On Monday 21st of August, the Ministry of Mines and Hydrocarbons for the Republic of Equatorial Guinea, Ophir Equatorial Guinea (Block R) Ltd, OneLNG SA and La Compania Nacional De Petroleos De Guinea Ecuatorial (GEPetrol) nominated Gunvor Group Ltd (Gunvor) as its preferred LNG Buyer for offtake from the Fortuna FLNG project. All parties have agreed on the principal commercial terms subject to finalising a Sale and Purchase Agreement (SPA) for the offtake ahead of the Final Investment Decision (FID) on the Fortuna FLNG project. Gunvor is committed to taking the full contract capacity of the Gandria FLNG vessel of 2.2 metric tonnes per annum (MMTPA), which will be purchased on a Brent-linked, Free on Board (FOB) basis for a 10-year term. The contract structure allows flexibility for up to 1.1 MMTPA of the Fortuna capacity to be marketed on an alternate basis. Therefore the agreement gives the Fortuna partners and the State of Equatorial Guinea, the potential to sell volumes to higher priced gas markets in Africa and beyond, whilst retaining a share in the profits. His Excellency, Gabriel Mbaga Obiang Lima, Minister of Mines and Hydrocarbons, stated that “The partnership with Gunvor also paves the way for the government’s objective to deliver important projects that monetize our gas, promotes local content and brings world-class petroleum technology to Equatorial Guinea.” To further Equatorial Guinea’s leadership position in Africa as an LNG exporter, the Fortuna project aims to become the first choice supplier of LNG for the LNG to Africa initiative. With the identification of a preferred LNG Buyer now achieved, the last significant milestone prior to the FID of the Fortuna FLNG project is the completion of the project funding, with FID remaining on track for 2017.
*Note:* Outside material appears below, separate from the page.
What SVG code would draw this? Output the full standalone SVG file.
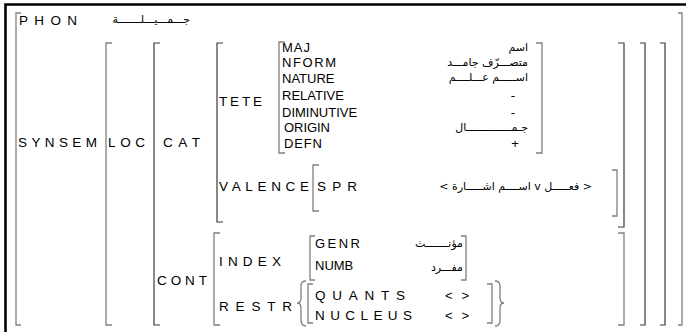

On Thursday 24th of August, oil prices crept lower, as rising U.S. crude production dampened some of the optimism that had accompanied eight straight weeks of declines in U.S. domestic stockpiles. The U.S. West Texas Intermediate crude for October contract was down 11 cents at $48.30 a barrel at 3:10 AM ET (07:10GMT), while the ICE Futures Exchange in London Brent oil for October delivery dipped 8 cents at $52.49 a barrel. The U.S. Energy Information Administration (EIA) weekly report for Wednesday 23rd August showed a fall in crude oil inventories by 3.3 million barrels in the week ending August 18, being the eighth weekly decline in a row.
Oil prices have been under pressure in recent weeks as concern over rising U.S. shale output continued. OPEC/non-OPEC producers extended a deal to cut 1.8 million barrels per day (bpd) in supply until March 2018. Thus far, the production cut agreement has had little impact on global inventory levels as U.S. shale output and supply from producers that are exempt from the OPEC deal (Libya and Nigeria) continues to increase.